The key is to find rocks that have not had their records altered over time by high temperatures, pressures and mechanical forces, known collectively as metamorphism. Rocks like this can be found in South Africa, and Beukes has access to rare and deep (old) deposits to study.
That was how he came to possess the 3.2-billion-year-old richly colored, layered rock that Johnson traveled to South Africa to examine in 2013.
“Some layers have darker color, some pinkish, some lighter gray, made up of little granules of iron washed in from somewhere in the shallow part of the ocean,” Beukes explains. “Clark and his students discovered that these lighter [pink] layers have a different composition from ones that formed in deep water.”
Using methods to look at the complex geochemistry of these layers, they showed that the lighter layers once existed in a shallow sea shelf above a deeper ocean and contained evidence of oxygen. This oxygen could only have been produced by living organisms—in this case, microbes known as photosynthetic cyanobacteria.

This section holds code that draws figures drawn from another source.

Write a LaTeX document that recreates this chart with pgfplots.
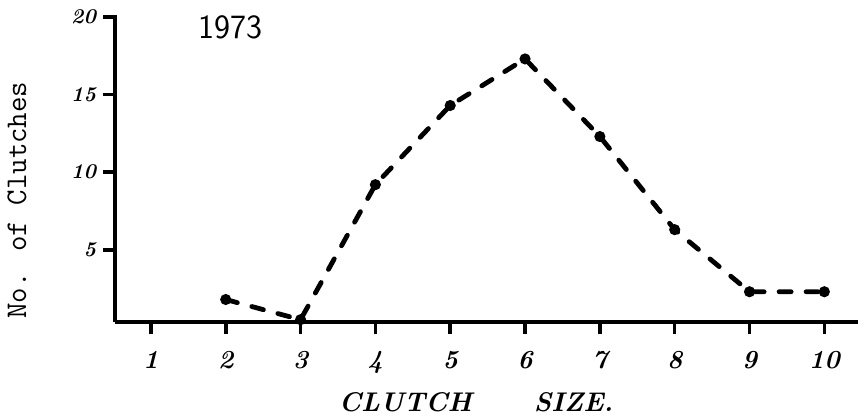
\documentclass[border=0pt]{standalone}
\usepackage{pgfplots}
\pgfplotsset{compat=1.18}
\begin{document}
\begin{tikzpicture}
\begin{axis}[
  scale only axis,
  width=371.5pt, height=153.5pt,
  xmin=0.52, xmax=10.45,
  ymin=0.35, ymax=20.13,
  axis lines*=left,
  axis line style={-, line width=2.2pt, black},
  xtick={1,2,3,4,5,6,7,8,9,10},
  ytick={5,10,15,20},
  tick align=outside,
  xtick pos=bottom, ytick pos=left,
  major tick length=6pt,
  tick style={line width=1.8pt, black},
  /pgf/number format/assume math mode=true,
  xticklabel style={font=\bfseries\itshape\fontsize{13}{13}\selectfont, yshift=-5pt},
  yticklabel style={font=\bfseries\itshape\fontsize{10.5}{10.5}\selectfont, xshift=0pt},
  xlabel={CLUTCH\hspace{31pt}SIZE.},
  x label style={at={(axis description cs:0.486,-0.262)}, anchor=center, font=\bfseries\itshape\fontsize{13.5}{13.5}\selectfont},
  ylabel={No. of Clutches},
  y label style={at={(axis description cs:-0.132,0.397)}, anchor=center, rotate=0, font=\ttfamily\fontsize{15}{15}\selectfont},
  clip=false,
]
\addplot[black, line width=2.4pt, dash pattern=on 6pt off 7.5pt, line cap=round,
  mark=*, mark size=1.5pt, mark options={solid}]
  coordinates {(2,1.8) (3,0.5) (4,9.2) (5,14.3) (6,17.3) (7,12.3) (8,6.3) (9,2.3) (10,2.3)};
\node[font=\sffamily\fontsize{17}{17}\selectfont] at (axis cs:2.06,19.36) {1973};
\end{axis}
\pgfresetboundingbox
\path[use as bounding box] ([xshift=-57.5pt,yshift=-48.5pt]current axis.south west) rectangle ([yshift=7.5pt]current axis.north east);
\end{tikzpicture}
\end{document}
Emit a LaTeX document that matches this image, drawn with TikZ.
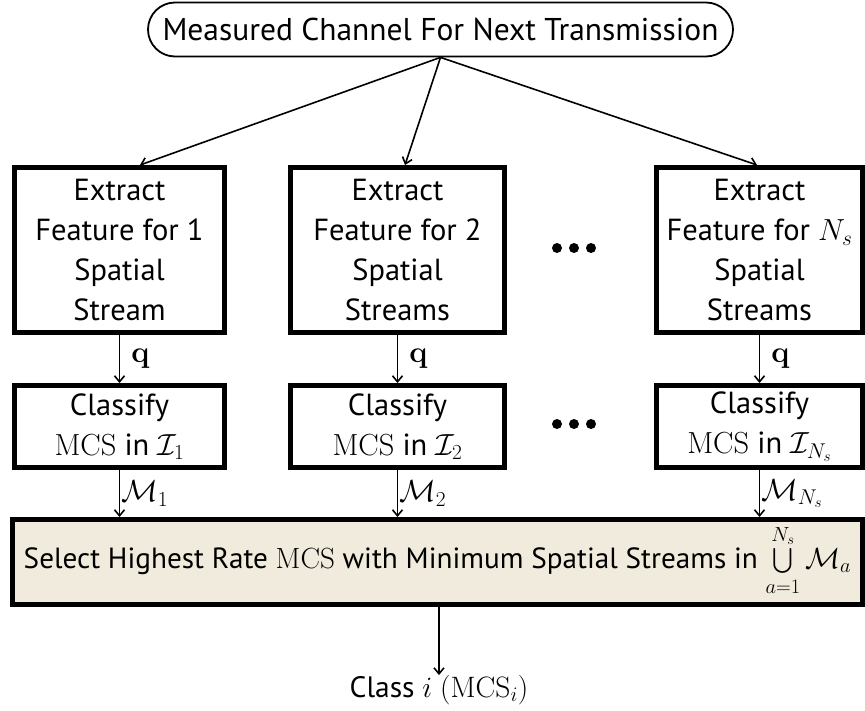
\RequirePackage{fix-cm}
\documentclass[tikz,border=0pt]{standalone}
\usepackage{exscale}
\usepackage{fontspec}
\setmainfont{PT Sans}
\newfontfamily\lmr{Latin Modern Roman}
\usetikzlibrary{arrows.meta,shapes.misc}
\definecolor{selfill}{RGB}{240,235,220}
\newcommand{\mcsname}{{\lmr MCS}}
\begin{document}
\begin{tikzpicture}[x=1pt,y=-1pt,
  txt/.style={font=\fontsize{30.5}{40}\selectfont},
  topnode/.style={draw,rounded rectangle,line width=1.8pt,minimum width=587pt,minimum height=54pt,inner sep=1pt,
                  font=\fontsize{31.5}{40}\selectfont},
  blk/.style={txt,draw,line width=5pt,align=center,inner sep=1pt},
  ebox/.style={blk,minimum height=165pt},
  cbox/.style={blk,minimum height=82pt},
  arr/.style={-{Straight Barb[length=6pt,width=10pt]},line width=1.6pt},
  lbl/.style={txt,inner sep=2pt}]
\useasboundingbox (0,0) rectangle (865,710);

% source of the channel measurement
\node[topnode] (meas) at (440.5,29.5) {Measured Channel For Next Transmission};

% feature extraction, one block per number of spatial streams
\node[ebox,minimum width=210pt] (e1) at (119.5,250) {Extract\\Feature for 1\\Spatial\\Stream};
\node[ebox,minimum width=214pt] (e2) at (397.5,250) {Extract\\Feature for 2\\Spatial\\Streams};
\node[ebox,minimum width=206pt] (e3) at (759.5,250) {Extract\\Feature for $N_s$\\Spatial\\Streams};

% per-stream classifiers
\node[cbox,minimum width=210pt] (c1) at (119.5,426.5) {Classify\\\mcsname{} in $\mathcal{I}_1$};
\node[cbox,minimum width=214pt] (c2) at (397.5,426.5) {Classify\\\mcsname{} in $\mathcal{I}_2$};
\node[cbox,minimum width=206pt] (c3) at (759.5,426.5) {Classify\\\mcsname{} in $\mathcal{I}_{N_s}$};

% final selection
\node[blk,fill=selfill,minimum width=850pt,minimum height=85pt,inner sep=0pt,
      font=\fontsize{29.2}{40}\selectfont] (sel) at (437.5,562)
  {Select Highest Rate \mcsname{} with Minimum Spatial Streams in $\bigcup\limits_{\mathstrut a=1}^{\mathstrut N_s}\mathcal{M}_a$};

\node[lbl,font=\fontsize{29.5}{40}\selectfont] (cls) at (439,690) {Class $i$ {\lmr (MCS}$_i${\lmr )}};

% ellipses between the second and last columns
\foreach \yy in {248,424}
  \foreach \xx in {557,574,591}
    \fill (\xx,\yy) circle (5pt);

% connectors
\draw[arr] (meas.south) -- ([xshift=20.5pt]e1.north);
\draw[arr] (meas.south) -- ([xshift=7.5pt]e2.north);
\draw[arr] (meas.south) -- ([xshift=-2.5pt]e3.north);

\draw[arr] (e1) -- node[lbl,right,xshift=9pt]{{\lmr\bfseries q}} (c1);
\draw[arr] (e2) -- node[lbl,right,xshift=9pt]{{\lmr\bfseries q}} (c2);
\draw[arr] (e3) -- node[lbl,right,xshift=9pt]{{\lmr\bfseries q}} (c3);

\draw[arr] (c1.south) -- (c1.south |- sel.north) node[lbl,midway,right,inner sep=1pt]{$\mathcal{M}_1$};
\draw[arr] (c2.south) -- (c2.south |- sel.north) node[lbl,midway,right,inner sep=1pt]{$\mathcal{M}_2$};
\draw[arr] (c3.south) -- (c3.south |- sel.north) node[lbl,midway,right,inner sep=1pt]{$\mathcal{M}_{N_s}$};

\draw[arr] (sel.south -| cls.north) -- ([yshift=-2pt]cls.north);
\end{tikzpicture}
\end{document}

“We didn’t know it was this exciting until Clark did his sophisticated analysis and we said, ‘See, this is what a rock can tell you,’” Beukes says.
Paving the way for complex life
Around 600 million years ago, just a blink of an eye by geologic time, oxygen became one of the predominant gases in Earth’s atmosphere. This coincided with an explosion of complex lifeforms in the sea, like soft-bodied jellyfish and bug-like trilobites. Later, primitive plants began to flourish on land and animals ultimately evolved on dry ground.
But oxygen—and life—were present much earlier. Johnson and Beukes focus on the rock record because “we would actually be missing the whole story if we only focused on Earth’s atmosphere,” says Johnson. “It was the last to be oxygenated.”
Once oxygen-based organisms appeared, “it was the most important biological innovation on the planet,” he says. It set in motion an evolutionary chain of events that ultimately led to the origins of modern humans, roughly 200,000 years ago.
“It’s important to understand the history of oxygen on Earth,” says Beukes. “It’s where we come from.”